O mercado amadurece com situações que trouxeram aprendizados importantes sobre isso, como o afastamento do fundador da WeWork, Adam Neumann, em 2019. A WeWork chegou a valer mais de US$ 47 bilhões, agora tem valor de mercado de apenas US$ 44 milhões. Na época, o Conselho tomou a decisão tardiamente, quando os problemas de governança e financeiros já eram gravíssimos.
O comportamento excêntrico do fundador claramente era um problema, mas sua habilidade de construir mais que uma empresa, uma comunidade é inquestionável. Ele liderava um movimento. Hoje, Adam Neumann é CEO da Flow, uma startup do ramo imobiliário que já captou US$ 350 milhões.
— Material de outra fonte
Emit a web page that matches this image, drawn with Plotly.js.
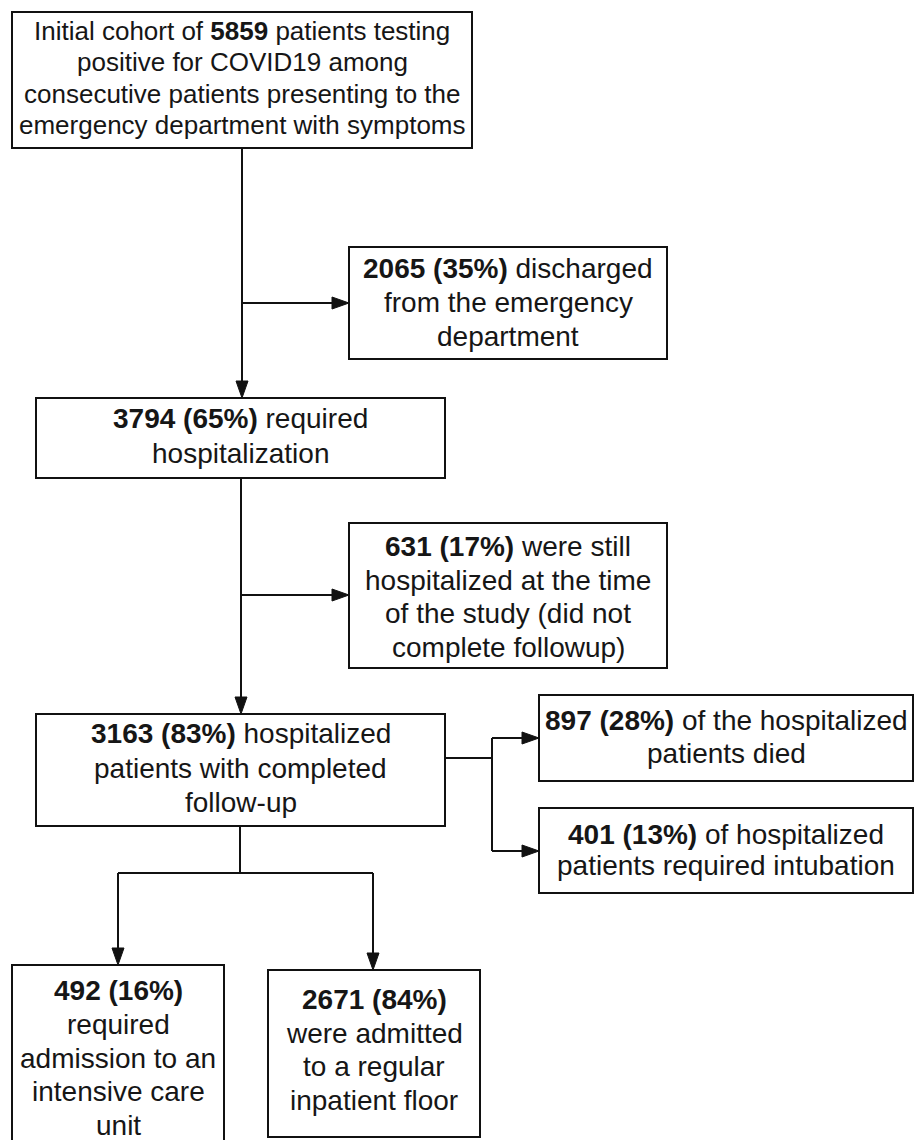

Outro exemplo é o clássico afastamento de Steve Jobs da Apple, em 1985. O Conselho deliberou de maneira unânime pelo seu afastamento e pela reformulação da empresa. Jobs ficou durante 12 anos afastado da empresa que ajudou a fundar. Em 1997, voltou à Apple e devolveu os grandes números à companhia, tornando-a novamente uma das empresas mais disruptivas e valiosas da história.
O mercado cada vez mais maduro, exige dos fundadores e empreendedores que avancem seus negócios com entregas que sejam produtivas, com sustentabilidade econômica e preocupação com o social.
A governança jovial de que tanto falamos não é uma governança imatura e sem regras. Mas questiona (o contraditório) a tomada de decisões baseadas apenas no que se conhece. A visão de futuro nos obriga a tomar riscos.
Como equilibrar esses dois lados? Não tolher a criatividade, o ímpeto e a capacidade desses empreendedores diferenciados dando liberdade para a disrupção e ao mesmo tempo assegurar a governança, que tem compromisso com todos os stakeholders e com a sociedade?
Novamente, não tenho a pretensão de trazer lições aprendidas dos casos, trago mais uns centavos nas discussões que são tão fundamentais. Trago mais perguntas que respostas aqui. As perguntas certas, às vezes, são as melhores contribuições que podemos dar.